WHAT THE TASK REQUIRES =>
Look at the data below and print exactly the lines from its first line through the line with "const reTickValues = [0, 0.05, 0.10, 0.15];"; the pictures stay out of the copy.
## Begin
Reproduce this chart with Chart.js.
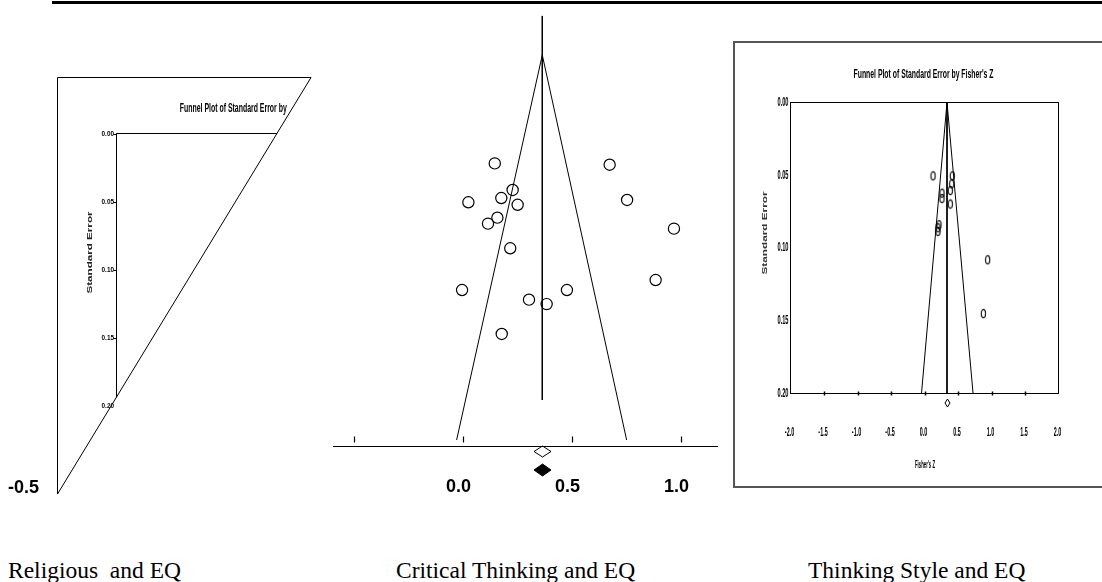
<!DOCTYPE html>
<html><head><meta charset="utf-8">
<script src="https://cdn.jsdelivr.net/npm/chart.js@4.4.1/dist/chart.umd.min.js"></script>
<style>
html,body{margin:0;padding:0;background:#fff;overflow:hidden;width:1102px;height:582px;}
#wrap{position:relative;width:1102px;height:582px;overflow:hidden;background:#fff;}
canvas{position:absolute;}
.cap{position:absolute;font-family:'Liberation Serif','Times New Roman',serif;font-size:23.5px;line-height:23.5px;white-space:pre;color:#000;top:559px;}
#lblNeg{position:absolute;left:8px;top:478px;font:bold 18px 'Liberation Sans',Arial,sans-serif;line-height:18px;color:#000;}
</style></head><body><div id="wrap">
<div style="position:absolute;left:52px;top:1px;width:1050px;height:3px;background:#000"></div>
<div style="position:absolute;left:733px;top:41px;width:400px;height:443px;border:2px solid #555;border-right:none;"></div>
<canvas id="c1" width="390" height="520" style="left:0;top:0"></canvas>
<canvas id="c2" width="400" height="500" style="left:330px;top:0"></canvas>
<canvas id="c3" width="366" height="440" style="left:736px;top:44px"></canvas>
<span id="lblNeg">-0.5</span>
<div class="cap" style="left:8px">Religious  and EQ</div>
<div class="cap" style="left:396px">Critical Thinking and EQ</div>
<div class="cap" style="left:808px">Thinking Style and EQ</div>
</div>
<script>
// ---------- shared tick data ----------
const seTicks = [0, 0.05, 0.10, 0.15, 0.20];
const seTickLabels = ['0.00', '0.05', '0.10', '0.15', '0.20'];

// ---------- Panel 1: Religious and EQ (cropped funnel frame) ----------
const reTitle = 'Funnel Plot of Standard Error by';
const reYTitle = 'Standard Error';
const reFrameX = [-2.887, 0.925, -2.887, -2.887];
const reFrameSE = [-0.0411, -0.0411, 0.2646, -0.0411];
const reBoxX = [0.413, -2, -2];
const reBoxSE = [0, 0, 0.1935];
const reTickValues = [0, 0.05, 0.10, 0.15];

// ---------- Panel 2: Critical Thinking and EQ ----------
const ctEffect = [0.148, 0.675, 0.230, 0.178, 0.027, 0.253, 0.755, 0.160, 0.117, 0.970, 0.219, 0.886, -0.002, 0.479, 0.305, 0.386, 0.180];
const ctSE     = [0.0563, 0.0570, 0.0701, 0.0743, 0.0765, 0.0778, 0.0753, 0.0845, 0.0876, 0.0902, 0.1004, 0.1169, 0.1221, 0.1221, 0.1271, 0.1294, 0.1449];
const ctMean = 0.366;
const ctFunnelX  = [-0.027, 0.366, 0.753];
const ctFunnelSE = [0.2, 0, 0.2];
const ctCenterSE = [-0.0203, 0.1792];
const ctTicks = [-0.5, 0, 0.5, 1.0];
const ctTickLabels = ['0.0', '0.5', '1.0'];
const ctLabelTicks = [0, 0.5, 1.0];
const ctSummarySE = [0.2061, 0.2156];

// ---------- Panel 3: Thinking Style and EQ ----------
const tsTitle = "Funnel Plot of Standard Error by Fisher's Z";
const tsXTitle = "Fisher's Z";
const tsYTitle = 'Standard Error';
const tsZ  = [0.127, 0.415, 0.406, 0.385, 0.261, 0.261, 0.385, 0.216, 0.201, 0.201, 0.943, 0.878];
const tsSE = [0.0504, 0.0504, 0.0559, 0.0605, 0.0623, 0.0660, 0.0698, 0.0840, 0.0861, 0.0886, 0.1081, 0.1451];
const tsMean = 0.336;
const tsFunnelZ  = [-0.045, 0.336, 0.725];
const tsFunnelSE = [0.2, 0, 0.2];
const tsXTicks = [-2.0, -1.5, -1.0, -0.5, 0.0, 0.5, 1.0, 1.5, 2.0];
const tsXTickLabels = ['-2.0', '-1.5', '-1.0', '-0.5', '0.0', '0.5', '1.0', '1.5', '2.0'];
const tsSummarySE = 0.2065;

// ---------- helpers ----------
const SANS = "'Liberation Sans', Arial, sans-serif";
function pts(xs, ys) { return xs.map((x, i) => ({x: x, y: ys[i]})); }
function lineDS(xs, ys, extra) {
  return Object.assign({data: pts(xs, ys), showLine: true, pointRadius: 0, pointHoverRadius: 0,
    borderColor: '#000', borderWidth: 1, clip: false, tension: 0, fill: false}, extra || {});
}
function diamond(w, h, filled, lw) {
  const c = document.createElement('canvas');
  c.width = w + 4; c.height = h + 4;
  const g = c.getContext('2d');
  g.beginPath();
  g.moveTo(c.width / 2, 2); g.lineTo(c.width - 2, c.height / 2);
  g.lineTo(c.width / 2, c.height - 2); g.lineTo(2, c.height / 2); g.closePath();
  if (filled) { g.fillStyle = '#000'; g.fill(); }
  g.lineWidth = lw; g.strokeStyle = '#000'; g.stroke();
  return c;
}
function zeroGlyph() {
  const c = document.createElement('canvas');
  c.width = 9; c.height = 13;
  const g = c.getContext('2d');
  g.beginPath(); g.ellipse(4.5, 6.5, 2.1, 4.1, 0, 0, Math.PI * 2);
  g.lineWidth = 1.1; g.strokeStyle = '#000'; g.stroke();
  return c;
}
function txt(ctx, str, x, y, font, o) {
  o = o || {};
  ctx.save();
  ctx.font = font;
  const m = ctx.measureText(str).width;
  const sx = o.width ? o.width / m : (o.sx || 1);
  ctx.translate(x, y);
  if (o.rot) ctx.rotate(o.rot);
  ctx.scale(sx, 1);
  ctx.textAlign = o.align || 'center';
  ctx.textBaseline = 'middle';
  ctx.fillStyle = o.color || '#000';
  ctx.fillText(str, 0, 0);
  ctx.restore();
}
function seg(ctx, x1, y1, x2, y2, lw) {
  ctx.save(); ctx.beginPath(); ctx.moveTo(x1, y1); ctx.lineTo(x2, y2);
  ctx.lineWidth = lw || 1; ctx.strokeStyle = '#000'; ctx.stroke(); ctx.restore();
}
function marker(ctx, img, X, Y) {
  ctx.drawImage(img, Math.round(X - img.width / 2), Math.round(Y - img.height / 2));
}
function makeChart(id, pad, xr, yr, datasets, drawFn) {
  return new Chart(document.getElementById(id), {
    type: 'scatter',
    data: {datasets: datasets},
    options: {
      responsive: false, animation: false, events: [],
      layout: {padding: pad},
      plugins: {legend: {display: false}, tooltip: {enabled: false}, title: {display: false}},
      scales: {
        x: {type: 'linear', display: false, min: xr[0], max: xr[1]},
        y: {type: 'linear', display: false, min: yr[0], max: yr[1], reverse: true}
      }
    },
    plugins: [{id: 'deco', afterDatasetsDraw(chart) {
      drawFn(chart, chart.ctx, chart.scales.x, chart.scales.y, chart.chartArea);
    }}]
  });
}

// ---------- Panel 1 ----------
makeChart('c1', {left: 116.5, right: 7.5, top: 133.5, bottom: 114}, [-2, 2], [0, 0.2], [
  lineDS(reFrameX, reFrameSE),
  lineDS(reBoxX, reBoxSE)
], function (chart, ctx, x, y, a) {
  reTickValues.forEach(v => { const Y = Math.round(y.getPixelForValue(v)) + 0.5; seg(ctx, a.left - 3, Y, a.left, Y, 1); });
  seTicks.forEach((v, i) => txt(ctx, seTickLabels[i], a.left - 2.5, y.getPixelForValue(v), 'bold 8px ' + SANS, {align: 'right', sx: 0.8}));
  txt(ctx, reTitle, 233.3, 108, 'bold 13px ' + SANS, {width: 107});
  txt(ctx, reYTitle, 90, 252.5, 'bold 7px ' + SANS, {width: 82, rot: -Math.PI / 2, color: '#222'});
});

// ---------- Panel 2 ----------
const hollowD = diamond(17, 11, false, 1);
const filledD = diamond(17, 12, true, 1);
makeChart('c2', {left: 23.5, right: 49.5, top: 55, bottom: 60}, [-0.5, 1.0], [0, 0.2], [
  lineDS(ctFunnelX, ctFunnelSE),
  lineDS([ctMean, ctMean], ctCenterSE),
  {data: pts(ctEffect, ctSE), pointStyle: 'circle', pointRadius: 5.6, pointHoverRadius: 5.6,
   pointBorderWidth: 1.2, borderColor: '#000', backgroundColor: 'rgba(0,0,0,0)', clip: false}
], function (chart, ctx, x, y, a) {
  const axY = a.bottom + 6.5;
  seg(ctx, x.getPixelForValue(-0.5) - 20.5, axY, x.getPixelForValue(1.0) + 37.5, axY, 1.2);
  ctTicks.forEach(v => { const X = Math.round(x.getPixelForValue(v)) + 0.5; seg(ctx, X, axY - 10, X, axY - 4, 1.2); });
  ctLabelTicks.forEach((v, i) => txt(ctx, ctTickLabels[i], x.getPixelForValue(v) - 4, axY + 41, 'bold 18px ' + SANS));
  const mX = x.getPixelForValue(ctMean);
  marker(ctx, hollowD, mX, y.getPixelForValue(ctSummarySE[0]));
  marker(ctx, filledD, mX, y.getPixelForValue(ctSummarySE[1]));
});

// ---------- Panel 3 ----------
const zG = zeroGlyph();
const tsD = diamond(5, 8, false, 1);
makeChart('c3', {left: 54.5, right: 43.5, top: 58.5, bottom: 90.5}, [-2, 2], [0, 0.2], [
  lineDS(tsFunnelZ, tsFunnelSE),
  lineDS([tsMean, tsMean], [0, 0.2]),
  {data: pts(tsZ, tsSE), pointStyle: zG, pointRadius: 4, clip: false}
], function (chart, ctx, x, y, a) {
  ctx.save(); ctx.lineWidth = 1; ctx.strokeStyle = '#000';
  ctx.strokeRect(a.left, a.top, a.right - a.left, a.bottom - a.top); ctx.restore();
  tsXTicks.forEach((v, i) => {
    const X = x.getPixelForValue(v);
    if (i > 0 && i < tsXTicks.length - 1) seg(ctx, Math.round(X) + 0.5, a.bottom - 2, Math.round(X) + 0.5, a.bottom + 2, 1.5);
    txt(ctx, tsXTickLabels[i], X - 1, a.bottom + 39.5, 'bold 12px ' + SANS, {sx: 0.45});
  });
  seTicks.forEach((v, i) => txt(ctx, seTickLabels[i], a.left - 2, y.getPixelForValue(v), 'bold 12px ' + SANS, {align: 'right', sx: 0.47}));
  txt(ctx, tsTitle, (a.left + a.right) / 2 - 1, a.top - 27.5, 'bold 12px ' + SANS, {width: 140});
  txt(ctx, tsYTitle, a.left - 25.5, 189, 'bold 7px ' + SANS, {width: 83, rot: -Math.PI / 2, color: '#333'});
  txt(ctx, tsXTitle, 189, a.bottom + 71.5, 'bold 10px ' + SANS, {width: 20});
  marker(ctx, tsD, x.getPixelForValue(tsMean), y.getPixelForValue(tsSummarySE));
});
</script>
</body></html>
## End
ANSWER TO THIS PROBLEM =>
Reproduce this chart with Chart.js.
<!DOCTYPE html>
<html><head><meta charset="utf-8">
<script src="https://cdn.jsdelivr.net/npm/chart.js@4.4.1/dist/chart.umd.min.js"></script>
<style>
html,body{margin:0;padding:0;background:#fff;overflow:hidden;width:1102px;height:582px;}
#wrap{position:relative;width:1102px;height:582px;overflow:hidden;background:#fff;}
canvas{position:absolute;}
.cap{position:absolute;font-family:'Liberation Serif','Times New Roman',serif;font-size:23.5px;line-height:23.5px;white-space:pre;color:#000;top:559px;}
#lblNeg{position:absolute;left:8px;top:478px;font:bold 18px 'Liberation Sans',Arial,sans-serif;line-height:18px;color:#000;}
</style></head><body><div id="wrap">
<div style="position:absolute;left:52px;top:1px;width:1050px;height:3px;background:#000"></div>
<div style="position:absolute;left:733px;top:41px;width:400px;height:443px;border:2px solid #555;border-right:none;"></div>
<canvas id="c1" width="390" height="520" style="left:0;top:0"></canvas>
<canvas id="c2" width="400" height="500" style="left:330px;top:0"></canvas>
<canvas id="c3" width="366" height="440" style="left:736px;top:44px"></canvas>
<span id="lblNeg">-0.5</span>
<div class="cap" style="left:8px">Religious  and EQ</div>
<div class="cap" style="left:396px">Critical Thinking and EQ</div>
<div class="cap" style="left:808px">Thinking Style and EQ</div>
</div>
<script>
// ---------- shared tick data ----------
const seTicks = [0, 0.05, 0.10, 0.15, 0.20];
const seTickLabels = ['0.00', '0.05', '0.10', '0.15', '0.20'];

// ---------- Panel 1: Religious and EQ (cropped funnel frame) ----------
const reTitle = 'Funnel Plot of Standard Error by';
const reYTitle = 'Standard Error';
const reFrameX = [-2.887, 0.925, -2.887, -2.887];
const reFrameSE = [-0.0411, -0.0411, 0.2646, -0.0411];
const reBoxX = [0.413, -2, -2];
const reBoxSE = [0, 0, 0.1935];
const reTickValues = [0, 0.05, 0.10, 0.15];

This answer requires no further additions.